Frank wasted no time putting his stamp on his new title. A prolific writer, his name appeared as author of a number of books and pamphlets on finance. He had no problem with actively going after new banking business, something not done at the time on such a broad scale. He began the first internship program for young men studying economics in college, offering them semesters of credit with lodging nearby and classes right in the bank. Employees, too, were encouraged to take advantage of courses available to all, and to set their sights on higher positions in the bank. As soon as it was legally possible, Frank opened the first overseas branches of any U.S. bank, setting up languages classes so his men would become fluent enough to do business in other countries. Once a year, he invited over 500 employees and their families to his large home on the Hudson River, Beechwood, for an all day party.

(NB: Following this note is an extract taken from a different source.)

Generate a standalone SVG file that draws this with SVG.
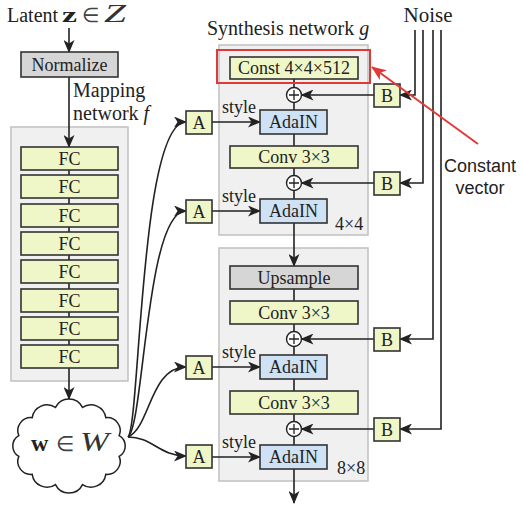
<svg xmlns="http://www.w3.org/2000/svg" width="522" height="512" viewBox="0 0 522 512">
<style>
text{font-family:"Liberation Serif","Times New Roman",serif;font-size:18px;fill:#222}
.t{font-size:20px}
.sans{font-family:"Liberation Sans",Arial,sans-serif}
.c{text-anchor:middle}
.cont{fill:#f0f0f0;stroke:#c0c0c0;stroke-width:1.5}
.y{fill:#eff7c9;stroke:#333;stroke-width:1.6}
.g{fill:#d6d6d6;stroke:#333;stroke-width:1.6}
.b{fill:#cfe2f5;stroke:#333;stroke-width:1.6}
.ln{fill:none;stroke:#222;stroke-width:1.6}
.arr{fill:none;stroke:#222;stroke-width:1.6;marker-end:url(#ah)}
.plus circle{fill:#fff;stroke:#222;stroke-width:1.4}
.plus path{stroke:#222;stroke-width:1.3}
</style>
<defs>
<marker id="ah" markerUnits="userSpaceOnUse" markerWidth="13" markerHeight="11" viewBox="0 0 13 11" refX="12" refY="5.5" orient="auto">
<path d="M0,0 L13,5.5 L0,11 L3.5,5.5 Z" fill="#222"/>
</marker>
<marker id="ahr" markerUnits="userSpaceOnUse" markerWidth="15" markerHeight="12" viewBox="0 0 15 12" refX="14" refY="6" orient="auto">
<path d="M0,0 L15,6 L0,12 L4,6 Z" fill="#e03a36"/>
</marker>
</defs>

<!-- containers -->
<rect class="cont" x="11" y="127" width="117" height="254"/>
<rect class="cont" x="219" y="45" width="149" height="190"/>
<rect class="cont" x="219" y="248" width="149" height="233"/>

<!-- titles -->
<g id="latent-label">
<text class="t" x="7" y="22">Latent</text>
<text x="62" y="22" style="font-size:22px;font-weight:bold" textLength="15" lengthAdjust="spacingAndGlyphs">z</text>
<text x="82" y="22" style="font-size:20px;fill:#444">∈</text>
<text x="104" y="22" style="font-size:25px;font-style:italic;fill:#333" textLength="22" lengthAdjust="spacingAndGlyphs">Z</text>
</g>
<text class="t" x="73" y="97">Mapping</text>
<text class="t" x="73" y="120">network <tspan font-style="italic">f</tspan></text>
<text class="t" x="207" y="35">Synthesis network <tspan font-style="italic">g</tspan></text>
<text x="428" y="22" class="c" style="font-size:21px">Noise</text>
<text x="335" y="230">4×4</text>
<text x="337" y="474">8×8</text>
<text x="222" y="113">style</text>
<text x="222" y="202">style</text>
<text x="222" y="358">style</text>
<text x="222" y="448">style</text>

<!-- connectors -->
<g id="connectors">
<path class="arr" d="M69,28 V52"/>
<path class="arr" d="M69,77 V147"/>
<path class="ln" d="M69,170 V175 M69,198 V204 M69,227 V232 M69,255 V260 M69,283 V289 M69,312 V317 M69,340 V345"/>
<path class="arr" d="M69,368 V399"/>
<path class="arr" d="M128,437 C140,425 140,122 186,122"/>
<path class="arr" d="M128,437 C144,425 146,211 186,211"/>
<path class="arr" d="M128,437 C150,428 150,367 186,367"/>
<path class="arr" d="M128,437 C152,437 160,456 186,456"/>
<path class="arr" d="M212,122 H260"/>
<path class="arr" d="M212,211 H260"/>
<path class="arr" d="M212,367 H260"/>
<path class="arr" d="M212,457 H260"/>
<path class="ln" d="M294,79 V87.5 M294,102.5 V110 M294,134 V146 M294,168 V175.5 M294,190.5 V199"/>
<path class="arr" d="M294,223 V266"/>
<path class="ln" d="M294,289 V301 M294,324 V331.5 M294,346.5 V355 M294,379 V391 M294,414 V421.5 M294,436.5 V445"/>
<path class="arr" d="M294,469 V503"/>
<path class="arr" d="M374,95 H301.5"/>
<path class="arr" d="M374,183 H301.5"/>
<path class="arr" d="M374,339 H301.5"/>
<path class="arr" d="M374,429 H301.5"/>
<path class="arr" d="M415,30 V95 H400"/>
<path class="arr" d="M423,30 V183 H400"/>
<path class="arr" d="M433,30 V339 H400"/>
<path class="arr" d="M441,30 V429 H400"/>
</g>

<!-- mapping network -->
<g id="normalize"><rect class="g" x="21" y="52" width="97" height="25"/><text x="69.5" y="70.5" class="c">Normalize</text></g>
<g id="fc1"><rect class="y" x="21" y="147" width="97" height="23"/><text x="69.5" y="164.5" class="c">FC</text></g>
<g id="fc2"><rect class="y" x="21" y="175" width="97" height="23"/><text x="69.5" y="192.5" class="c">FC</text></g>
<g id="fc3"><rect class="y" x="21" y="204" width="97" height="23"/><text x="69.5" y="221.5" class="c">FC</text></g>
<g id="fc4"><rect class="y" x="21" y="232" width="97" height="23"/><text x="69.5" y="249.5" class="c">FC</text></g>
<g id="fc5"><rect class="y" x="21" y="260" width="97" height="23"/><text x="69.5" y="277.5" class="c">FC</text></g>
<g id="fc6"><rect class="y" x="21" y="289" width="97" height="23"/><text x="69.5" y="306.5" class="c">FC</text></g>
<g id="fc7"><rect class="y" x="21" y="317" width="97" height="23"/><text x="69.5" y="334.5" class="c">FC</text></g>
<g id="fc8"><rect class="y" x="21" y="345" width="97" height="23"/><text x="69.5" y="362.5" class="c">FC</text></g>

<g id="w-cloud">
<path fill="#fff" stroke="#222" stroke-width="1.5" d="M119.2,456.4 A13,13 0 0 1 105.8,474.3 A15,15 0 0 1 82.5,484.6 A15,15 0 0 1 55.5,484.6 A15,15 0 0 1 32.2,474.3 A13,13 0 0 1 18.8,456.4 A12,12 0 0 1 18.8,435.6 A13,13 0 0 1 32.2,417.7 A15,15 0 0 1 55.5,407.4 A15,15 0 0 1 82.5,407.4 A15,15 0 0 1 105.8,417.7 A13,13 0 0 1 119.2,435.6 A12,12 0 0 1 119.2,456.4 Z"/>
<text x="31" y="451" style="font-size:24px;font-weight:bold">w</text>
<text x="56" y="451" style="font-size:21px;fill:#444">∈</text>
<text x="80" y="451" style="font-size:28px;font-style:italic;fill:#333" textLength="29" lengthAdjust="spacingAndGlyphs">W</text>
</g>

<!-- A boxes -->
<g id="a1"><rect class="y" x="186" y="111" width="26" height="23"/><text x="199" y="128.5" class="c">A</text></g>
<g id="a2"><rect class="y" x="186" y="200" width="26" height="23"/><text x="199" y="217.5" class="c">A</text></g>
<g id="a3"><rect class="y" x="186" y="356" width="26" height="23"/><text x="199" y="373.5" class="c">A</text></g>
<g id="a4"><rect class="y" x="186" y="445" width="26" height="23"/><text x="199" y="462.5" class="c">A</text></g>

<!-- B boxes -->
<g id="b1"><rect class="y" x="374" y="84" width="26" height="23"/><text x="387" y="101.5" class="c">B</text></g>
<g id="b2"><rect class="y" x="374" y="172" width="26" height="23"/><text x="387" y="189.5" class="c">B</text></g>
<g id="b3"><rect class="y" x="374" y="328" width="26" height="23"/><text x="387" y="345.5" class="c">B</text></g>
<g id="b4"><rect class="y" x="374" y="418" width="26" height="23"/><text x="387" y="435.5" class="c">B</text></g>

<!-- synthesis 4x4 -->
<g id="const"><rect class="y" x="230" y="57" width="128" height="22"/><text x="294" y="74" class="c">Const 4×4×512</text></g>
<g id="plus1" class="plus"><circle cx="294" cy="95" r="7.5"/><path d="M289,95 H299 M294,90 V100"/></g>
<g id="adain1"><rect class="b" x="260" y="110" width="67" height="24"/><text x="293.5" y="128" class="c">AdaIN</text></g>
<g id="conv1"><rect class="y" x="230" y="146" width="128" height="22"/><text x="294" y="163" class="c">Conv 3×3</text></g>
<g id="plus2" class="plus"><circle cx="294" cy="183" r="7.5"/><path d="M289,183 H299 M294,178 V188"/></g>
<g id="adain2"><rect class="b" x="260" y="199" width="67" height="24"/><text x="293.5" y="217" class="c">AdaIN</text></g>

<!-- synthesis 8x8 -->
<g id="upsample"><rect class="g" x="230" y="266" width="128" height="23"/><text x="294" y="283.5" class="c">Upsample</text></g>
<g id="conv2"><rect class="y" x="230" y="301" width="128" height="23"/><text x="294" y="318.5" class="c">Conv 3×3</text></g>
<g id="plus3" class="plus"><circle cx="294" cy="339" r="7.5"/><path d="M289,339 H299 M294,334 V344"/></g>
<g id="adain3"><rect class="b" x="260" y="355" width="67" height="24"/><text x="293.5" y="373" class="c">AdaIN</text></g>
<g id="conv3"><rect class="y" x="230" y="391" width="128" height="23"/><text x="294" y="408.5" class="c">Conv 3×3</text></g>
<g id="plus4" class="plus"><circle cx="294" cy="429" r="7.5"/><path d="M289,429 H299 M294,424 V434"/></g>
<g id="adain4"><rect class="b" x="260" y="445" width="67" height="24"/><text x="293.5" y="463" class="c">AdaIN</text></g>

<!-- annotation -->
<g id="annotation">
<rect x="217" y="50" width="153" height="33" fill="none" stroke="#e03a36" stroke-width="2"/>
<path d="M478,144 L372,67" fill="none" stroke="#e03a36" stroke-width="2" marker-end="url(#ahr)"/>
<text x="480" y="172" class="sans c">Constant</text>
<text x="480" y="194" class="sans c">vector</text>
</g>
</svg>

The week that brought Frank his most lasting fame was over Thanksgiving in 1910. In what became known as the Jekyll Island Duck Hunt, Frank and a few other leading bankers secretly took a private train to a private resort off the coast of Georgia, where they hashed out the outline of what, three years later, became the Federal Reserve System. The only man present to write about the meeting, Frank was also instrumental in proposing part of the plan as it was finally adopted. He was proud of his effort, believing that bankers were, for the most part, honest and knowledgeable businessmen who could best set up such a system. Speaking of the Jekyll Island week, he said, "I lived during those days at the highest pitch of intellectual awareness that I have ever experienced."
Retirement, New York and California, 1920 - 1937
Although he retired from the Bank presidency in 1920, Frank Vanderlip was not a man to simply sit on his sloping lawn at Beechwood, admiring the view of the Hudson River. He purchased the entire town of 70 buildings in Sparta, New York, only 1/4 mile from Beechwood, and remodeled everything into the charming community it is today. He led a group of about 20 businessmen, including former President Taft's brother, on a trip to Japan aimed at creating better business and social ties with that country.

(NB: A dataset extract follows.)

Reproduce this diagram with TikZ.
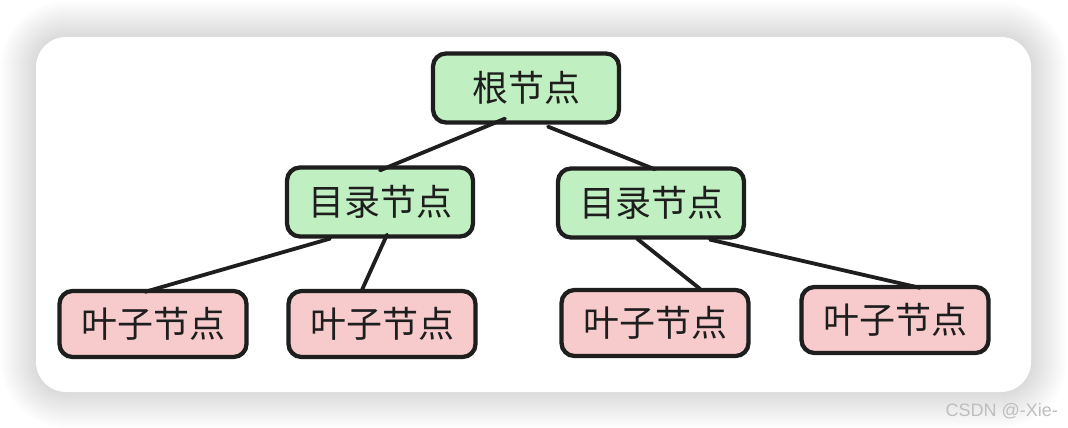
\documentclass[tikz,border=0pt]{standalone}
\usepackage{fontspec}
\newfontfamily\cjk{Noto Sans CJK SC}
\setsansfont{Liberation Sans}
\usetikzlibrary{calc}
\definecolor{gfill}{RGB}{192,240,193}
\definecolor{rfill}{RGB}{247,203,203}
\definecolor{ink}{RGB}{30,30,30}
\definecolor{wmgray}{RGB}{190,190,190}
\tikzset{
  box/.style={draw=ink, line width=4.3pt, rounded corners=13pt, inner sep=0pt,
    font=\cjk\fontsize{36}{38}\selectfont, text=ink},
  gbox/.style={box, fill=gfill, minimum width=186pt, minimum height=69pt},
  rbox/.style={box, fill=rfill, minimum width=187pt, minimum height=66pt},
  link/.style={draw=ink, line width=3.8pt, line cap=round},
}
\begin{document}
\begin{tikzpicture}[x=1pt,y=-1pt]
\useasboundingbox (0,0) rectangle (1068,428);
\fill[white] (0,0) rectangle (1068,428);
\foreach \i in {1,...,36}{
  \fill[black, opacity=0.0045, rounded corners={30pt+\i pt}] (36-\i,37-\i) rectangle (1031+\i,392+\i);
}
\fill[white, rounded corners=30pt] (36,37) rectangle (1031,392);
\node[gbox] (root) at (526,88) {根节点};
\node[gbox] (dirL) at (380,202) {目录节点};
\node[gbox] (dirR) at (651,203) {目录节点};
\node[rbox] (leafA) at (153,324) {叶子节点};
\node[rbox] (leafB) at (382,324) {叶子节点};
\node[rbox] (leafC) at (655,323) {叶子节点};
\node[rbox] (leafD) at (895,320) {叶子节点};
\draw[link] ([xshift=-21pt,yshift=6pt]root.south) -- ([yshift=-5pt]dirL.north);
\draw[link] ([xshift=22pt,yshift=-2pt]root.south) -- ([xshift=4pt,yshift=-3pt]dirR.north);
\draw[link] ([xshift=-50pt,yshift=0pt]dirL.south) -- ([xshift=-8pt,yshift=-3pt]leafA.north);
\draw[link] ([xshift=7pt,yshift=4pt]dirL.south) -- ([xshift=-20pt,yshift=-1pt]leafB.north);
\draw[link] ([xshift=-14pt,yshift=1pt]dirR.south) -- ([xshift=45pt,yshift=-1pt]leafC.north);
\draw[link] ([xshift=59pt,yshift=0pt]dirR.south) -- ([xshift=25pt,yshift=-3pt]leafD.north);
\node[font=\sffamily\fontsize{18}{20}\selectfont, text=wmgray, anchor=east, inner sep=0pt] (wm) at (1058,411) {CSDN @-Xie-};
\end{tikzpicture}
\end{document}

He gave constant support to the school, then named Scarborough School and now known as Clearview School, that he and his wife Narcissa built. They wanted their children could get a fine education without being sent away to private schools, as the children of many wealthy families were at the time. The six little Vanderlips spent their school days on the Beechwood property, in a modern, light-filled building, studying with other neighborhood children and the children of the household servants.

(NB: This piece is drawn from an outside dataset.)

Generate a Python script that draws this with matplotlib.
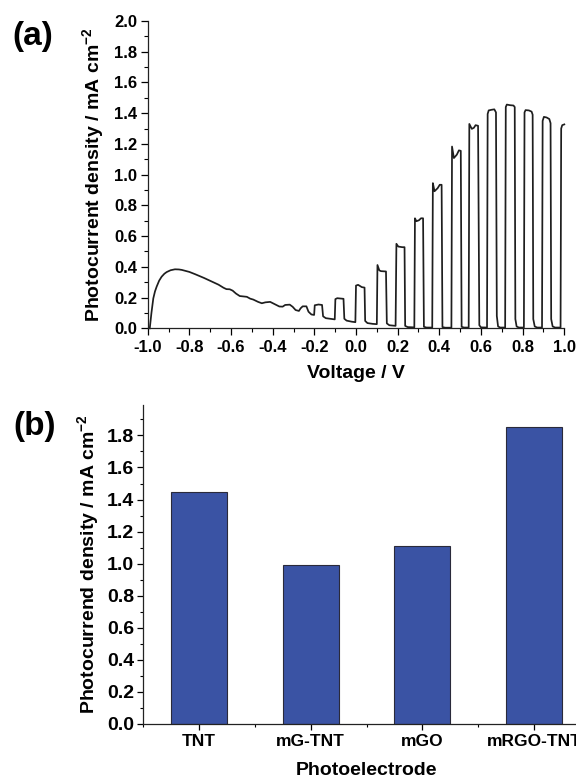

Even before retiring, Frank was interested in purchasing land that could be developed in interesting and profitable ways. As part of a consortium, he bought 15,000 acres at the mouth of the Brazos River in Texas, where they built the town of Freeport, a new port for the upriver city of Houston.

Perhaps his crowning achievement was his purchase, in 1913, of the 16,000 acres along the coast just south of downtown Los Angeles, known as Palos Verdes. Here, he built a summer home for his family and conceived an elegant, peaceful area of Mediterranean style homes that was one of the first such large-scale planned communities in the country. Today, the land is divided into four cities that still revere Frank as their founder. Describing his first thought on standing on a hilltop surveying his new property, Frank described it as, "an unspoiled sheet of paper, to be written on with loving care."

That might be a good description of Frank's life, from beginning to end. Looking back on his own life with awe and gratitude for the opportunities he might not have had in any other country, Frank said, "Of course I am proud that I was able to do that, but I have never ceased to wonder whether I was able to do it because I was Vanderlip, or because I was an American."

Frank Vanderlip died in New York in 1937, and is buried, with his wife Narcissa, in the Sleepy Hollow Cemetery in Briarcliff Manor, New York.